### WHAT IS ASKED:
Copy out all the lines where "standalone" shows up.

### DATA ENTRIES:
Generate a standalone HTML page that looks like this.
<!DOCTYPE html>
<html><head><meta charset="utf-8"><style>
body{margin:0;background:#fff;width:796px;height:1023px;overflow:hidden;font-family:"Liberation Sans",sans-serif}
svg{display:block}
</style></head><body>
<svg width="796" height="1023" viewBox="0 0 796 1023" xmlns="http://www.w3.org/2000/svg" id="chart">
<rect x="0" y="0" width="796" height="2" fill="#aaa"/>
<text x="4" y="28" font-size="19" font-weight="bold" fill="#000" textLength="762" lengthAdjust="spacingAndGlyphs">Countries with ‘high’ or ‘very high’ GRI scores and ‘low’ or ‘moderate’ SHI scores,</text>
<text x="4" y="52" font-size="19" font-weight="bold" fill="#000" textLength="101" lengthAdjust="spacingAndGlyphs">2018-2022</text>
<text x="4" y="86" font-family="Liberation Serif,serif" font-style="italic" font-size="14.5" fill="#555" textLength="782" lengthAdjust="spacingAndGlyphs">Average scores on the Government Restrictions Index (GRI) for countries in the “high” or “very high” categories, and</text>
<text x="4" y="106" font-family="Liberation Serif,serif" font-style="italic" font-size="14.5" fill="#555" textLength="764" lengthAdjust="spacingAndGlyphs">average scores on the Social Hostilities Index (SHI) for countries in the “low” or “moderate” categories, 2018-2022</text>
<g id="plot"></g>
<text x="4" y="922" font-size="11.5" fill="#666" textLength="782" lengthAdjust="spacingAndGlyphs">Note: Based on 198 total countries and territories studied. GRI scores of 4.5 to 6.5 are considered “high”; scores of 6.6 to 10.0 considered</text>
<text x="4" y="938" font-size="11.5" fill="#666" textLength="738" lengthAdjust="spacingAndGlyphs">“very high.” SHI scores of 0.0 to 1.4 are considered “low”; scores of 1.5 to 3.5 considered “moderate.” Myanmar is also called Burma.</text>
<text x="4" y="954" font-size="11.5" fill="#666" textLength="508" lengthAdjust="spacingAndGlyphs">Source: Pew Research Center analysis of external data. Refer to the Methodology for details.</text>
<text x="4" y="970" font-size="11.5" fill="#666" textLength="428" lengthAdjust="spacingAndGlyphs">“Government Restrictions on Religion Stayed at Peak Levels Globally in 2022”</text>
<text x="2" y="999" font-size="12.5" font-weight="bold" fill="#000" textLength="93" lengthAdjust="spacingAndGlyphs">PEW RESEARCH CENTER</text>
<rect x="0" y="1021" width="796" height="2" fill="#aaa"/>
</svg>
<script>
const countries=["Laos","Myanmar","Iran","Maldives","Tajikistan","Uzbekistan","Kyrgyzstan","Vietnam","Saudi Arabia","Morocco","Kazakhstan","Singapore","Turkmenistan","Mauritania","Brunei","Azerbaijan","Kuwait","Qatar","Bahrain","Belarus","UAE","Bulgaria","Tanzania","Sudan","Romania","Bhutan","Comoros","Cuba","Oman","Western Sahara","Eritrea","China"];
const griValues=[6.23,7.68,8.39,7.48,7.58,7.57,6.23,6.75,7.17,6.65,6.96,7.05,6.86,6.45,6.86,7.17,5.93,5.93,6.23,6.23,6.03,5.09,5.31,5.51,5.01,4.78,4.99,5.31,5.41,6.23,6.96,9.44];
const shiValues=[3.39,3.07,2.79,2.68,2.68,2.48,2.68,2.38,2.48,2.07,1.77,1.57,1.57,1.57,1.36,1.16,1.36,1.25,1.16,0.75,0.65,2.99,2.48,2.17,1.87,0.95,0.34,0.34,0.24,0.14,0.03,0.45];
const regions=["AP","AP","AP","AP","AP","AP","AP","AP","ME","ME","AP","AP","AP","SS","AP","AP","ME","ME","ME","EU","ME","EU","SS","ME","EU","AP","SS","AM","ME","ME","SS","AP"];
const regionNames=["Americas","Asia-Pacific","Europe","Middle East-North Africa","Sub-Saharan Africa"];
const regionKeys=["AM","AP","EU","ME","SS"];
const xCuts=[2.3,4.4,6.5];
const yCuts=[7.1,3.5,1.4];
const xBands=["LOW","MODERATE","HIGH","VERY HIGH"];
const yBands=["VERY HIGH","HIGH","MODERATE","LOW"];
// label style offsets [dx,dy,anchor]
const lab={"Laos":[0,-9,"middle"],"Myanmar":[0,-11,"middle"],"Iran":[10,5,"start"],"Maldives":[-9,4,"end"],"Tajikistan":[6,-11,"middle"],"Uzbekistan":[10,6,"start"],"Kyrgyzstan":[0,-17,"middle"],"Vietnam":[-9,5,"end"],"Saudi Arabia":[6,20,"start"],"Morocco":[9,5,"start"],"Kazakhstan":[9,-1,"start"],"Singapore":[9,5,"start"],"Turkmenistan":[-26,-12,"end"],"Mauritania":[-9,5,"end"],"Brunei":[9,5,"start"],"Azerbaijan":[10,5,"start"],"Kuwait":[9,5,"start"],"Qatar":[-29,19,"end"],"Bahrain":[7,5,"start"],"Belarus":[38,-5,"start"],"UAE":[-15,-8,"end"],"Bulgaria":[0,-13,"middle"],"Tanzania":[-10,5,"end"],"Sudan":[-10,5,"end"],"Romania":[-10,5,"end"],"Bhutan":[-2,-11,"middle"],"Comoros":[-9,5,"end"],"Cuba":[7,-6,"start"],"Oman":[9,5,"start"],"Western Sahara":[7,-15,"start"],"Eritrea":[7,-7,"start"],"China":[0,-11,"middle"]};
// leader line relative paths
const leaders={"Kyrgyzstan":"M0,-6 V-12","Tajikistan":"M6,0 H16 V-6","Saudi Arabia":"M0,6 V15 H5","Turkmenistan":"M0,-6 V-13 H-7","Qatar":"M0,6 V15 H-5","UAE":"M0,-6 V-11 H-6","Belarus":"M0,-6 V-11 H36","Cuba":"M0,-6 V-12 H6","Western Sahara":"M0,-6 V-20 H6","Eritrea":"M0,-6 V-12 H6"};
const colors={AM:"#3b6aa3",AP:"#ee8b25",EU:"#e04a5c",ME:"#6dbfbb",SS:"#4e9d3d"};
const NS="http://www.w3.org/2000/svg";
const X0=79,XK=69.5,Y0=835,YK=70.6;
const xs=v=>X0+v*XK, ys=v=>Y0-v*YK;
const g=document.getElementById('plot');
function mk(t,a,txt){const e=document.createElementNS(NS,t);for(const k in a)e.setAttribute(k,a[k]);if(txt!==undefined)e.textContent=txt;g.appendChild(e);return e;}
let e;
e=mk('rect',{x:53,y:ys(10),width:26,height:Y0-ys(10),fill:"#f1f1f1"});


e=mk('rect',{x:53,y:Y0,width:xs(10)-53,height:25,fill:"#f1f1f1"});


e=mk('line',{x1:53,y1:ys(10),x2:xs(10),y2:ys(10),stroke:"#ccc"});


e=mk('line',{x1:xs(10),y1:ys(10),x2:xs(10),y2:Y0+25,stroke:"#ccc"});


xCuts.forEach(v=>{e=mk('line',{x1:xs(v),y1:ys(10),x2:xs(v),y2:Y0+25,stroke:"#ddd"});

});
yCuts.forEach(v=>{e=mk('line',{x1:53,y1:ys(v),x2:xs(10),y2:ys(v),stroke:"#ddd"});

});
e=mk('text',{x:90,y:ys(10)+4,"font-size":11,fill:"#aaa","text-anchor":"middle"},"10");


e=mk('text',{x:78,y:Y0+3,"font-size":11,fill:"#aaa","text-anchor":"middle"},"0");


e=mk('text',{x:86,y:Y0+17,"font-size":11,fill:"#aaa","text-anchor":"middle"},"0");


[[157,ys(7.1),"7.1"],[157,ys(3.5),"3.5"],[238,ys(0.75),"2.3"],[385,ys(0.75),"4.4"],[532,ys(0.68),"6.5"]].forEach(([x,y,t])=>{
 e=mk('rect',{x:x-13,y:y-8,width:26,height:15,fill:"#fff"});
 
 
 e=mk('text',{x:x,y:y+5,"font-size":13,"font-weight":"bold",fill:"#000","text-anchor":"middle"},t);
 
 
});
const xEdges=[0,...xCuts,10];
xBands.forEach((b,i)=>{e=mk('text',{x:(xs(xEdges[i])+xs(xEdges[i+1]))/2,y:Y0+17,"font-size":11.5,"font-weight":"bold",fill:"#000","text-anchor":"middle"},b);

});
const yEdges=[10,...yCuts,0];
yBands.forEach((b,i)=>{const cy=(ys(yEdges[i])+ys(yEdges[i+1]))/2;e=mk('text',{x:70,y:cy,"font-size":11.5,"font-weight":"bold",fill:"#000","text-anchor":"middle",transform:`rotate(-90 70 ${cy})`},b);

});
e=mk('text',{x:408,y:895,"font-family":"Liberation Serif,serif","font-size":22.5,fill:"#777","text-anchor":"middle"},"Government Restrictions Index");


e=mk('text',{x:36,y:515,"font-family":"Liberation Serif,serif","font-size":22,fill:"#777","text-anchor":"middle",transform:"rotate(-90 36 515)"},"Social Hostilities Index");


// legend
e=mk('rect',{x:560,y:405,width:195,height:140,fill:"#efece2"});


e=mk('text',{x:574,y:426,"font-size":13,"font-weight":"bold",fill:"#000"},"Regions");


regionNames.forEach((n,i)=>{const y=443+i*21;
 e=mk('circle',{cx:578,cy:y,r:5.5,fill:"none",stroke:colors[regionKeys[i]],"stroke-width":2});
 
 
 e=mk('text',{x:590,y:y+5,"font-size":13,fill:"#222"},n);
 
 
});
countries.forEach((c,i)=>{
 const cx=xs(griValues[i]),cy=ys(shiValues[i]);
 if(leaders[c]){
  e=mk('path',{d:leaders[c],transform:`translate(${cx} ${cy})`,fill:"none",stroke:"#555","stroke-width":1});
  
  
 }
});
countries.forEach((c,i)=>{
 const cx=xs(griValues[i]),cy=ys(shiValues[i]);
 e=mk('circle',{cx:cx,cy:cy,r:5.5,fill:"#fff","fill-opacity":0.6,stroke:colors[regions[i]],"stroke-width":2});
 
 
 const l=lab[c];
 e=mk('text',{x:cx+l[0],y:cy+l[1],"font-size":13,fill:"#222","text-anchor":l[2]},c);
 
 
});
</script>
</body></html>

--

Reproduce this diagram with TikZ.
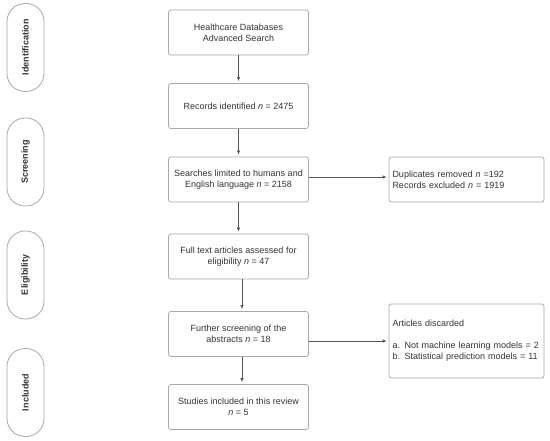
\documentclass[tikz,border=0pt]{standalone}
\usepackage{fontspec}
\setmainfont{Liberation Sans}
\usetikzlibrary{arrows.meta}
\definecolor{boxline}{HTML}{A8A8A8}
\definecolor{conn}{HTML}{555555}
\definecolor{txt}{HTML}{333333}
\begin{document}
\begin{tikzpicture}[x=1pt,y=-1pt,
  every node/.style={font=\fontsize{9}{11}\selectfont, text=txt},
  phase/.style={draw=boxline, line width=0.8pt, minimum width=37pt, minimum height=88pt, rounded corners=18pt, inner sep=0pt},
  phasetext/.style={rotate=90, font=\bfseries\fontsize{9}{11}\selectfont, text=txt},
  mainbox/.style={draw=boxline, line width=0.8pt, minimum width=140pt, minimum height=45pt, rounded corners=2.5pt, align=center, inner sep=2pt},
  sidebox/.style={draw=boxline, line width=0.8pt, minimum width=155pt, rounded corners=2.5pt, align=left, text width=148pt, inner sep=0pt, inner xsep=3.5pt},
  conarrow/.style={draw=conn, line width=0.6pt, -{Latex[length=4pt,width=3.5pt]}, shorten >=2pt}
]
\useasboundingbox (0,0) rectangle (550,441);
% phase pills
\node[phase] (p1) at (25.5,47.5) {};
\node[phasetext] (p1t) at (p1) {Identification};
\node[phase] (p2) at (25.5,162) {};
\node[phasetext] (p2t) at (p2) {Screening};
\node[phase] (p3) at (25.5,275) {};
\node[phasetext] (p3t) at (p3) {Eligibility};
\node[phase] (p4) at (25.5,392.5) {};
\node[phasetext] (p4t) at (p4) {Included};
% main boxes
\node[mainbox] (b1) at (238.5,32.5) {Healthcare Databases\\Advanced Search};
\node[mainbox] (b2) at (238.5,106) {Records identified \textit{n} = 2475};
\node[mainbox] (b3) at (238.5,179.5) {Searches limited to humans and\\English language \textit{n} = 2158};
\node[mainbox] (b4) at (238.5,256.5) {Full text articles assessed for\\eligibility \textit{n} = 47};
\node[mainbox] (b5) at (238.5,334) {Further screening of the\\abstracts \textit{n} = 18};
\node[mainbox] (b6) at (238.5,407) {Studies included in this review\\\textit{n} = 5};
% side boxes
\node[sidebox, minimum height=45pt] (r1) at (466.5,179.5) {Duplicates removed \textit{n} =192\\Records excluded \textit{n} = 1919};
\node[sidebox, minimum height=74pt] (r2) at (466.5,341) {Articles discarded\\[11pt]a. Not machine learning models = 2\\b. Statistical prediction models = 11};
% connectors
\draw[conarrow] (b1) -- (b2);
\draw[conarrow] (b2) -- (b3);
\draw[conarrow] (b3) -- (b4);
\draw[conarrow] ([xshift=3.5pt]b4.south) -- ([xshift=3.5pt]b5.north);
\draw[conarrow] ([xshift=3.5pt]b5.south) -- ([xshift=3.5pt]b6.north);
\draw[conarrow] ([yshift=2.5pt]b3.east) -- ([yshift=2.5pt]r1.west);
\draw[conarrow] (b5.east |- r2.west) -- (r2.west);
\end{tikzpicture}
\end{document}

### COMPLETE RESPONSE:
Generate a standalone HTML page that looks like this.
\documentclass[tikz,border=0pt]{standalone}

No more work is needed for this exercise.